[Stored data entries]
☆ ☆ ☆

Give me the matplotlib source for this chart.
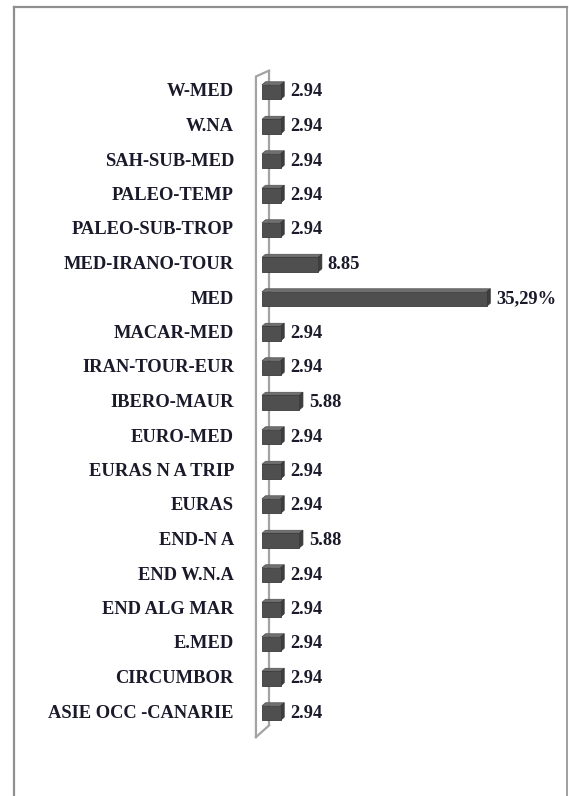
import numpy as np
import matplotlib
matplotlib.use('Agg')
import matplotlib.pyplot as plt
from matplotlib.patches import Polygon
from matplotlib.lines import Line2D

categories = ['W-MED', 'W.NA', 'SAH-SUB-MED', 'PALEO-TEMP', 'PALEO-SUB-TROP',
              'MED-IRANO-TOUR', 'MED', 'MACAR-MED', 'IRAN-TOUR-EUR', 'IBERO-MAUR',
              'EURO-MED', 'EURAS N A TRIP', 'EURAS', 'END-N A', 'END W.N.A',
              'END ALG MAR', 'E.MED', 'CIRCUMBOR', 'ASIE OCC -CANARIE']
values = [2.94, 2.94, 2.94, 2.94, 2.94, 8.85, 35.29, 2.94, 2.94, 5.88,
          2.94, 2.94, 2.94, 5.88, 2.94, 2.94, 2.94, 2.94, 2.94]
value_labels = ['2.94', '2.94', '2.94', '2.94', '2.94', '8.85', '35,29%', '2.94', '2.94', '5.88',
                '2.94', '2.94', '2.94', '5.88', '2.94', '2.94', '2.94', '2.94', '2.94']

W, H = 569, 796
px_per_unit = 6.37     # horizontal pixels per percent
px_per_row = 34.5      # vertical pixels per category
x0_px, y0_px = 262, 92  # pixel position of value 0 / first category

fig = plt.figure(figsize=(W / 100, H / 100), dpi=100)
ax = fig.add_axes([0, 0, 1, 1])
ax.set_xlim(-x0_px / px_per_unit, (W - x0_px) / px_per_unit)
ax.set_ylim((H - y0_px) / px_per_row, -y0_px / px_per_row)
ax.axis('off')

font = dict(family='Liberation Serif', weight='bold', size=13.3)
n = len(categories)
y = np.arange(n)
h = 0.42
dx = 3.5 / px_per_unit   # 3d depth
dy = 3.0 / px_per_row

# back wall
wall_c = '#a3a3a3'
bx, fx = 1.1, -0.95
ax.plot([bx, bx], [-0.62, n - 1 + 0.36], color=wall_c, lw=1.6, zorder=1)
ax.plot([fx, fx, bx], [n - 1 + 0.7, -0.45, -0.62], color=wall_c, lw=1.6, zorder=1)
ax.plot([fx, bx], [n - 1 + 0.7, n - 1 + 0.36], color=wall_c, lw=1.6, zorder=1)

ax.barh(y, values, height=h, color='#4f4f4f', edgecolor='#3a3a3a', lw=0.6, zorder=3)
for yi, v in zip(y, values):
    top = [(0, yi - h / 2), (dx, yi - h / 2 - dy), (v + dx, yi - h / 2 - dy), (v, yi - h / 2)]
    end = [(v, yi - h / 2), (v + dx, yi - h / 2 - dy), (v + dx, yi + h / 2 - dy), (v, yi + h / 2)]
    ax.add_patch(Polygon(top, closed=True, fc='#707070', ec='#505050', lw=0.5, zorder=2))
    ax.add_patch(Polygon(end, closed=True, fc='#3e3e3e', ec='#333333', lw=0.5, zorder=2))

for yi, cat, v, lab in zip(y, categories, values, value_labels):
    ax.text(-28 / px_per_unit, yi, cat, ha='right', va='center', color='#1a1a2a', **font)
    ax.annotate(lab, (v + dx, yi), xytext=(6, 0), textcoords='offset pixels',
                ha='left', va='center', color='#1a1a2a', **font)

# outer frame
fc = '#8f8f8f'
L, T, R = 13.5 / W, 1 - 6.5 / H, 566.5 / W
fig.add_artist(Line2D([L, L], [0, T], color=fc, lw=1.6, transform=fig.transFigure))
fig.add_artist(Line2D([L, R], [T, T], color=fc, lw=1.6, transform=fig.transFigure))
fig.add_artist(Line2D([R, R], [0, T], color=fc, lw=1.2, transform=fig.transFigure))

fig.savefig('out.png', dpi=100, facecolor='white')
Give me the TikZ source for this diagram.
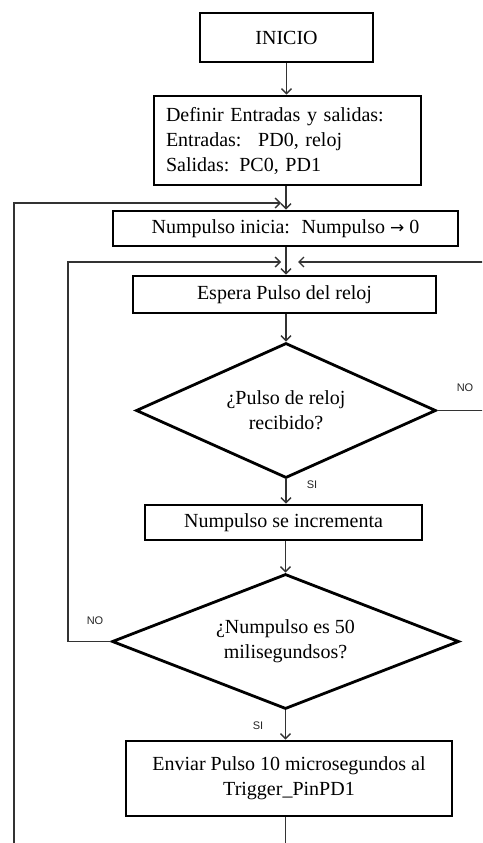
\documentclass[tikz,border=0pt]{standalone}
\usepackage{fontspec}
\setmainfont{Liberation Serif}
\newfontfamily\lblfont{Liberation Sans}
\newfontfamily\symfont{DejaVu Sans}
\usetikzlibrary{shapes.geometric,arrows.meta}
\begin{document}
\begin{tikzpicture}[x=1pt,y=-1pt,
  box/.style={draw=black,line width=2.8pt,rectangle,inner sep=0pt,font=\fontsize{20}{25}\selectfont,align=center},
  dec/.style={draw=black,line width=2.8pt,diamond,inner sep=0pt,font=\fontsize{20}{25}\selectfont,align=center},
  conn/.style={draw=black!80,line width=1.4pt},
  arr/.style={conn,-{Straight Barb[length=5pt,width=10pt,line width=1.4pt]}},
  lbl/.style={font=\lblfont\fontsize{11}{12}\selectfont,text=black!85,inner sep=0pt}]
\useasboundingbox (0,0) rectangle (482,843);
\clip (0,0) rectangle (482,843);
\fill[white] (0,0) rectangle (482,843);

\node[box,minimum width=173pt,minimum height=49pt] (inicio) at (286.5,37.5) {INICIO};
\node[box,minimum width=267pt,minimum height=89pt,align=left,text width=243pt] (definir) at (287.5,140.5) {Definir Entradas y salidas:\\Entradas:~ PD0, reloj\\Salidas: PC0, PD1};
\node[box,minimum width=345pt,minimum height=35pt] (inicia) at (285.5,228.5) {Numpulso inicia:~ Numpulso {\symfont\fontsize{17}{20}\selectfont →} 0};
\node[box,minimum width=303pt,minimum height=37pt] (espera) at (284.5,294.5) {Espera Pulso del reloj};
\node[dec,minimum width=300pt,minimum height=135pt,aspect=2.2] (d1) at (286,410.5) {¿Pulso de reloj\\recibido?};
\node[box,minimum width=277pt,minimum height=35pt] (incr) at (283.5,522.5) {Numpulso se incrementa};
\node[dec,minimum width=347pt,minimum height=135pt,aspect=2.5] (d2) at (285.5,641.5) {¿Numpulso es 50\\milisegundsos?};
\node[box,minimum width=326pt,minimum height=75pt] (enviar) at (289,778.5) {Enviar Pulso 10 microsegundos al\\Trigger\_PinPD1};

\node[lbl] (no1) at (465,388) {NO};
\node[lbl] (si1) at (312,485) {SI};
\node[lbl] (no2) at (95,621) {NO};
\node[lbl] (si2) at (258,726) {SI};

\coordinate (cx) at (286,0);
\coordinate (j1) at (281,203);
\coordinate (j2) at (281,262);
\coordinate (j3) at (298,262);
\coordinate (ob) at (14,870);
\coordinate (ot) at (14,203);
\coordinate (rt) at (495,262);
\coordinate (lt) at (68,262);

\draw[arr] (inicio.south) -- (inicio.south |- definir.north);
\draw[arr] (definir.south -| cx) -- (inicia.north -| cx);
\draw[arr] (inicia.south -| cx) -- (espera.north -| cx);
\draw[arr] (espera.south -| d1.north) -- (d1.north);
\draw[arr] (d1.south) -- (d1.south |- incr.north);
\draw[arr] (incr.south -| d2.north) -- (d2.north);
\draw[arr] (d2.south) -- (d2.south |- enviar.north);

\draw[arr] (enviar.south -| d2.south) -- (d2.south |- ob) -- (ob) -- (ot) -- (j1);
\draw[arr] (d1.east) -- (d1.east -| rt) -- (rt) -- (j3);
\draw[arr] (d2.west) -- (d2.west -| lt) -- (lt) -- (j2);
\end{tikzpicture}
\end{document}
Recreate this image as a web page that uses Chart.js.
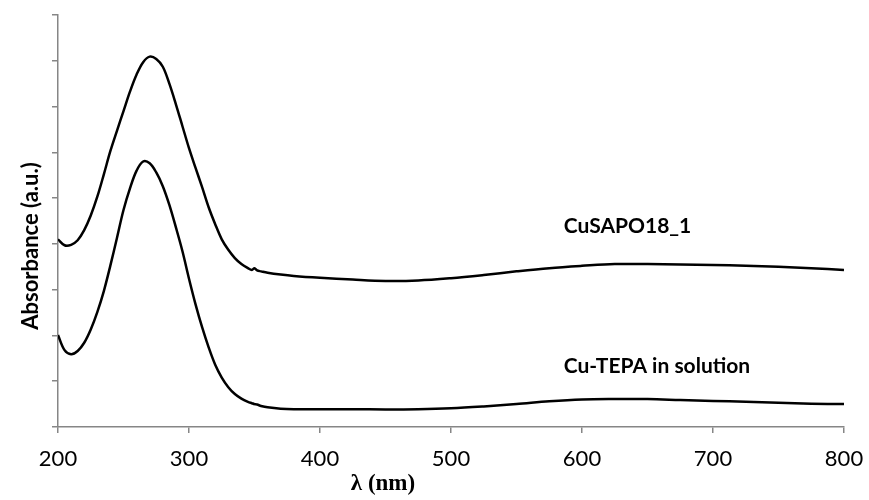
<!DOCTYPE html>
<html>
<head>
<meta charset="utf-8">
<script src="https://cdn.jsdelivr.net/npm/chart.js@4/dist/chart.umd.min.js"></script>
<style>
  html, body { margin: 0; padding: 0; background: #fff; }
  #wrap { width: 869px; height: 500px; }
</style>
</head>
<body>
<div id="wrap"><canvas id="uvChart" width="869" height="500"></canvas></div>
<script>
  // wavelength grid (nm)
  const wavelength = [200,205,210,215,220,225,230,235,240,245,250,255,260,265,270,275,280,285,290,295,
                      300,305,310,315,320,325,330,335,340,345,348,350,352,355,360,370,380,400,425,450,
                      475,500,525,550,575,600,625,650,675,700,725,750,775,800];

  // CuSAPO18_1 absorbance (offset, a.u.)
  const cuSapo = [4.10,3.97,3.98,4.08,4.30,4.62,5.03,5.52,6.03,6.47,6.90,7.33,7.70,7.97,8.09,8.04,7.87,7.50,7.05,6.57,
                  6.09,5.66,5.24,4.80,4.43,4.10,3.87,3.69,3.56,3.47,3.43,3.47,3.42,3.40,3.37,3.33,3.30,3.26,3.22,3.19,
                  3.20,3.25,3.32,3.40,3.47,3.52,3.56,3.56,3.55,3.54,3.52,3.50,3.47,3.43];

  // Cu-TEPA in solution absorbance (a.u.)
  const cuTepa = [2.01,1.68,1.59,1.66,1.84,2.13,2.51,2.97,3.53,4.13,4.74,5.22,5.60,5.80,5.76,5.56,5.26,4.85,4.36,3.84,
                  3.24,2.68,2.18,1.74,1.36,1.08,0.87,0.72,0.62,0.55,0.52,0.50,0.49,0.46,0.43,0.40,0.39,0.39,0.39,0.385,
                  0.39,0.41,0.45,0.50,0.56,0.60,0.61,0.61,0.59,0.57,0.55,0.53,0.51,0.50];

  const xTicks = [200,300,400,500,600,700,800];

  const axisGrey = '#868686';

  // curve labels and axis titles
  const textPlugin = {
    id: 'texts',
    afterDraw(chart) {
      const c = chart.ctx;
      const xs = chart.scales.x, ys = chart.scales.y;
      c.save();
      c.fillStyle = '#000';
      c.textBaseline = 'middle';
      c.textAlign = 'left';
      c.font = 'bold 21px Lato';
      c.fillText('CuSAPO18_1', xs.getPixelForValue(586), ys.getPixelForValue(4.39));
      c.fillText('Cu-TEPA in solution', xs.getPixelForValue(586), ys.getPixelForValue(1.33));

      c.textAlign = 'center';
      c.font = 'bold 23px "Liberation Serif"';
      c.fillText('λ (nm)', 383, 484);

      c.translate(31, 246);
      c.rotate(-Math.PI / 2);
      c.font = 'bold 22px Lato';
      c.fillText('Absorbance (a.u.)', 0, 0);
      c.restore();
    }
  };

  new Chart(document.getElementById('uvChart'), {
    type: 'line',
    data: {
      labels: wavelength,
      datasets: [
        { label: 'CuSAPO18_1', data: wavelength.map((w, i) => ({ x: w, y: cuSapo[i] })) },
        { label: 'Cu-TEPA in solution', data: wavelength.map((w, i) => ({ x: w, y: cuTepa[i] })) }
      ]
    },
    options: {
      responsive: false,
      animation: false,
      layout: { padding: { top: 15, right: 25, left: 0, bottom: 0 } },
      elements: {
        point: { radius: 0 },
        line: { borderColor: '#000', borderWidth: 2.5, tension: 0.35, fill: false }
      },
      plugins: { legend: { display: false }, tooltip: { enabled: false } },
      scales: {
        x: {
          type: 'linear',
          min: 200, max: 800,
          afterBuildTicks: s => { s.ticks = xTicks.map(v => ({ value: v })); },
          afterFit: s => { s.height = 73; s.paddingLeft = 0; s.paddingRight = 0; },
          border: { color: axisGrey, width: 1.5 },
          grid: { drawOnChartArea: false, drawTicks: true, tickLength: 6, color: axisGrey, lineWidth: 1.5 },
          ticks: { color: '#000', font: { family: 'Lato', size: 22 }, padding: 13, maxRotation: 0 }
        },
        y: {
          min: 0, max: 9,
          afterFit: s => { s.width = 58; s.paddingTop = 0; s.paddingBottom = 0; },
          border: { color: axisGrey, width: 1.5 },
          grid: { drawOnChartArea: false, drawTicks: true, tickLength: 6, color: axisGrey, lineWidth: 1.5 },
          ticks: { display: false, stepSize: 1 }
        }
      }
    },
    plugins: [textPlugin]
  });
</script>
</body>
</html>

☆ ☆ ☆

Written instruction
Give again, exactly, the lines from the start of the data through the one holding "from matplotlib.lines import Line2D"; omit the pictures.

Finished exercise
Give me the matplotlib source for this chart.
import numpy as np
import matplotlib
matplotlib.use('Agg')
import matplotlib.pyplot as plt
from matplotlib.patches import Polygon
from matplotlib.lines import Line2D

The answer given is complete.